Intrigued but occupied with other things, I rolled around Gary’s offer in the back of my head for weeks that eventually turned into months. Until one day I decided to take him up on his offer, despite the warnings and hysterical protestations of some readers of my site who perhaps feared I would become part of some kind of cult – a mindless drone at the flip of a switch via one simple phone call. I like to think I am a bit stronger and more deeply developed as a person than all that, but I will leave it up to the reader to discern whether or not my interaction with Gary and the exercise he described to me turned me into an automaton.

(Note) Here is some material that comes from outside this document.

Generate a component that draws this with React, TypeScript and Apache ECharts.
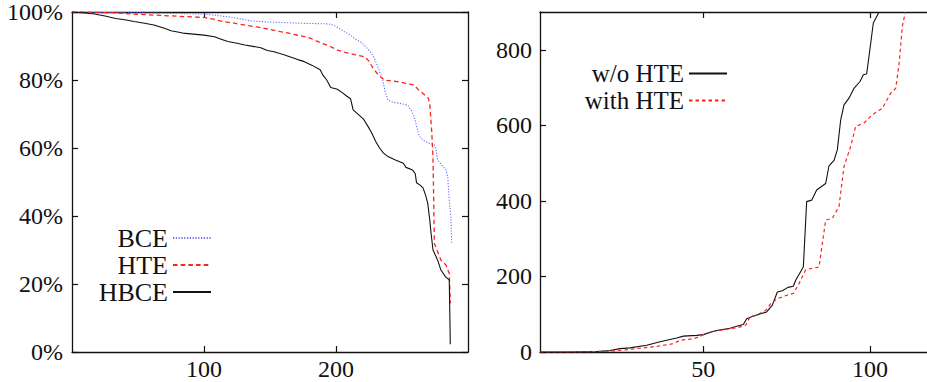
import React, { useEffect, useRef } from "react";
import * as echarts from "echarts";

// ---- Left chart: ratio (%) vs. rank ----
const leftXTicks = [100, 200];
const leftYTicks = [0, 20, 40, 60, 80, 100];

const bcePoints: [number, number][] = [
  [0, 100], [60, 99.7], [100, 99.4], [118, 98.6], [128, 98], [135, 97.4], [146, 97.1],
  [173, 96.7], [194, 96.5], [198, 96.2], [201, 95.5], [206, 94.3], [211, 93.2], [214, 92.2],
  [219, 91.1], [222, 90], [226, 88.3], [229, 86.5], [231.6, 83.9], [234, 81.5], [235.4, 80],
  [237, 77], [239.2, 74.1], [243, 73.5], [250, 73], [254.3, 72.6], [257, 71], [259.3, 69.2],
  [261, 66.5], [263.1, 63.5], [266, 62.3], [270, 61.5], [274.5, 60.9], [275.8, 59.4],
  [277, 56.5], [280, 55], [283.3, 53.5], [284.6, 51.6], [285.8, 44.7], [287, 39.8], [287.6, 32],
];

const htePoints: [number, number][] = [
  [0, 100], [30, 99.8], [47, 99.4], [72, 98.9], [100, 98.4], [108, 97.8], [113, 97.3],
  [123, 96.7], [133, 96], [140, 95.6], [148, 95], [158, 94.2], [165, 93.7], [173, 93],
  [180, 92.4], [188, 91], [195, 90], [201, 88.8], [209, 87.9], [215, 87.4], [222, 86.8],
  [225, 85.5], [228, 83.5], [232, 81.5], [236.6, 80], [246.7, 79.5], [252, 79.1], [259.3, 78.5],
  [262, 77.3], [266, 76], [270, 74.6], [271, 73], [272.5, 65], [273.5, 57], [274, 45],
  [274.5, 32], [277, 29.5], [279.5, 27], [283.3, 25.6], [285.8, 23.1], [286.6, 14.3],
];

const hbcePoints: [number, number][] = [
  [0, 100], [10, 99.7], [17, 99.4], [25, 98.8], [33, 98.1], [40, 97.7], [47, 97.2], [55, 96.7],
  [62, 96.2], [70, 95.2], [75, 94.5], [84, 93.8], [92, 93.5], [100, 93.2], [108, 92.7],
  [113, 92], [118, 91.3], [125, 90.8], [131, 90.3], [137, 89.9], [143, 89.5], [148, 88.7],
  [153, 88.3], [160, 87.5], [166, 86.7], [171, 86], [176, 85.4], [182, 84.3], [188, 83],
  [190, 81.5], [193, 80], [196, 77.8], [201, 77.3], [204, 76.5], [208, 75.3], [211, 74.5],
  [213, 71.2], [216, 70.2], [221, 68.4], [224, 66.5], [227, 64.5], [230, 62], [233, 60],
  [236, 58.5], [239, 57.6], [245, 56.5], [251, 55.5], [253, 54.3], [258, 53.5], [260, 52.5],
  [261, 49.8], [264, 49], [266, 48.2], [268, 46], [269.5, 43.7], [271, 39], [272, 35],
  [273.5, 30], [277, 27], [279.5, 24.1], [283, 22.1], [285.8, 21.2], [286.6, 2.3],
];

// ---- Right chart: cumulative value vs. index ----
const rightXTicks = [50, 100];
const rightYTicks = [0, 200, 400, 600, 800];

const withoutHtePoints: [number, number][] = [
  [1, 0], [10, 0], [18, 1], [22, 4], [25, 9], [28, 11], [33, 18], [37, 27], [42, 37], [44, 42],
  [48, 44], [50, 46], [52, 52], [54, 57], [58, 63], [60, 68], [62, 73], [63, 88], [65, 95],
  [69, 106], [70.7, 124], [72.2, 159], [73.7, 162], [75.4, 171], [77, 174], [77.7, 190],
  [80, 225], [81, 398], [82.5, 402], [84, 429], [86.7, 446], [87.7, 493], [89.2, 507],
  [90.2, 535], [91.2, 614], [92.2, 654], [93.7, 672], [95.2, 698], [97, 716], [98, 734],
  [99, 736], [101, 871], [102.7, 900],
];

const withHtePoints: [number, number][] = [
  [1, 0], [10, 0], [18, 1], [22, 2], [26, 5], [30, 9], [36, 15], [41, 22], [43, 31], [47, 35],
  [49.2, 42], [50, 46], [53.2, 55], [55, 57], [58.2, 62], [60, 64], [62.7, 71], [64, 93],
  [66, 98], [68.7, 110], [70.2, 128], [72.2, 141], [75, 150], [77, 155], [78.7, 181],
  [80.7, 218], [84.7, 225], [86.7, 349], [88.7, 354], [90.7, 385], [92.2, 491], [94.2, 544],
  [95.7, 597], [98.2, 606], [100.7, 628], [103.7, 645], [106.2, 685], [107.7, 698],
  [108.7, 760], [109.2, 809], [109.7, 862], [110.6, 900],
];

const FONT = "Liberation Serif";
const INK = "#111";

export default function App() {
  const ref = useRef<HTMLDivElement>(null);

  useEffect(() => {
    if (!ref.current) return;
    const chart = echarts.init(ref.current, undefined, { renderer: "svg" });

    const border = { show: true, onZero: false, lineStyle: { color: INK, width: 1.3 } };
    const ticks = (vals: number[]) => ({
      show: true,
      inside: true,
      length: 6,
      customValues: vals,
      lineStyle: { color: INK, width: 1.2 },
    });
    const labels = (vals: number[], size: number, margin: number, fmt?: string) => ({
      show: true,
      customValues: vals,
      fontFamily: FONT,
      fontSize: size,
      color: INK,
      margin,
      ...(fmt ? { formatter: fmt } : {}),
    });

    const legendBase = {
      orient: "vertical" as const,
      align: "right" as const,
      itemWidth: 38,
      itemHeight: 14,
      padding: 0,
      itemGap: 0,
      selectedMode: false,
      itemStyle: { opacity: 0 },
    };
    const leftLegendText = { fontFamily: FONT, fontSize: 26, color: INK };
    const rightLegendText = { fontFamily: FONT, fontSize: 25, color: INK };

    const option: any = {
      animation: false,
      backgroundColor: "#fff",
      grid: [
        { left: 72, top: 12, width: 396, height: 340 },
        { left: 540, top: 12, right: 0, height: 340 },
      ],
      xAxis: [
        {
          gridIndex: 0, type: "value", min: 0, max: 300, position: "bottom",
          axisLine: border, axisTick: ticks(leftXTicks), axisLabel: labels(leftXTicks, 24, 5),
          splitLine: { show: false },
        },
        {
          gridIndex: 0, type: "value", min: 0, max: 300, position: "top",
          axisLine: border, axisTick: ticks(leftXTicks), axisLabel: { show: false },
          splitLine: { show: false },
        },
        {
          gridIndex: 1, type: "value", min: 1, max: 117.1, position: "bottom",
          axisLine: border, axisTick: ticks(rightXTicks), axisLabel: labels(rightXTicks, 24, 5),
          splitLine: { show: false },
        },
        {
          gridIndex: 1, type: "value", min: 1, max: 117.1, position: "top",
          axisLine: border, axisTick: ticks(rightXTicks), axisLabel: { show: false },
          splitLine: { show: false },
        },
      ],
      yAxis: [
        {
          gridIndex: 0, type: "value", min: 0, max: 100, position: "left",
          axisLine: border, axisTick: ticks(leftYTicks),
          axisLabel: labels(leftYTicks, 24, 9, "{value}%"),
          splitLine: { show: false },
        },
        {
          gridIndex: 0, type: "value", min: 0, max: 100, position: "right",
          axisLine: border, axisTick: ticks(leftYTicks), axisLabel: { show: false },
          splitLine: { show: false },
        },
        {
          gridIndex: 1, type: "value", min: 0, max: 900, position: "left",
          axisLine: border, axisTick: ticks(rightYTicks),
          axisLabel: labels(rightYTicks, 24, 8),
          splitLine: { show: false },
        },
      ],
      legend: [
        { ...legendBase, data: ["BCE"], right: 715, top: 225, textStyle: leftLegendText },
        { ...legendBase, data: ["HTE"], right: 715, top: 252, textStyle: leftLegendText },
        { ...legendBase, data: ["HBCE"], right: 715, top: 279, textStyle: leftLegendText },
        { ...legendBase, data: ["w/o HTE"], right: 199, top: 61, textStyle: rightLegendText },
        { ...legendBase, data: ["with HTE"], right: 199, top: 88, textStyle: rightLegendText },
      ],
      series: [
        {
          name: "BCE", type: "line", xAxisIndex: 0, yAxisIndex: 0, data: bcePoints,
          symbol: "none", color: "#6b6bff",
          lineStyle: { color: "#6b6bff", width: 1.1, type: [1.2, 1.6] },
        },
        {
          name: "HTE", type: "line", xAxisIndex: 0, yAxisIndex: 0, data: htePoints,
          symbol: "none", color: "#ff2020",
          lineStyle: { color: "#ff2020", width: 1.3, type: [4.5, 3.2] },
        },
        {
          name: "HBCE", type: "line", xAxisIndex: 0, yAxisIndex: 0, data: hbcePoints,
          symbol: "none", color: "#111",
          lineStyle: { color: "#111", width: 1.1, type: "solid" },
        },
        {
          name: "w/o HTE", type: "line", xAxisIndex: 2, yAxisIndex: 2, data: withoutHtePoints,
          symbol: "none", color: "#111",
          lineStyle: { color: "#111", width: 1.1, type: "solid" },
        },
        {
          name: "with HTE", type: "line", xAxisIndex: 2, yAxisIndex: 2, data: withHtePoints,
          symbol: "none", color: "#ff2020",
          lineStyle: { color: "#ff2020", width: 1.2, type: [3.5, 3] },
        },
      ],
    };

    chart.setOption(option);
    return () => chart.dispose();
  }, []);

  return (
    <div
      ref={ref}
      style={{ position: "fixed", left: 0, top: 0, width: 927, height: 382, background: "#fff" }}
    />
  );
}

Gary talked a bit about his own background, having gotten into this realm of spirituality by way of some deeply difficult personal events and the disintegration of important relationships in his life. A friend introduced him to Don Miguel Ruiz, a Mexican shaman or nagual, who is also the author of the wildly best-selling, The Four Agreements. While I’ve never read that book and don’t know much of anything about Ruiz, talking to Gary about the subject at least convinced me that he himself had been deeply moved by his experiences working with Ruiz.
The main exercise which Gary described to me over a short phone conversation has to do with visual awareness, and with seeing things as they really are rather than through the linguistic and conceptual filters we commonly use to describe the world with. The exercise started with me walking around my house, and Gary asking me to notice how my eyes move. I took several minutes observing myself observing.
My eyes darted back and forth, jumping from object to object, point to point as I scanned the rooms I passed through. I reported this to Gary who explained that was the “normal” way people look at things. What he went on to describe then was an intentional effort to see through your eyes more like they were a video camera. He seemed to mean by that that one’s eyes could be used in such a way that you take in the whole of a scene - a gestalt - without fixating or focusing on any one particular thing or object. It was actually slightly harder than it sounded to get into this headspace (or eyespace), and even moreso to maintain it indefinitely.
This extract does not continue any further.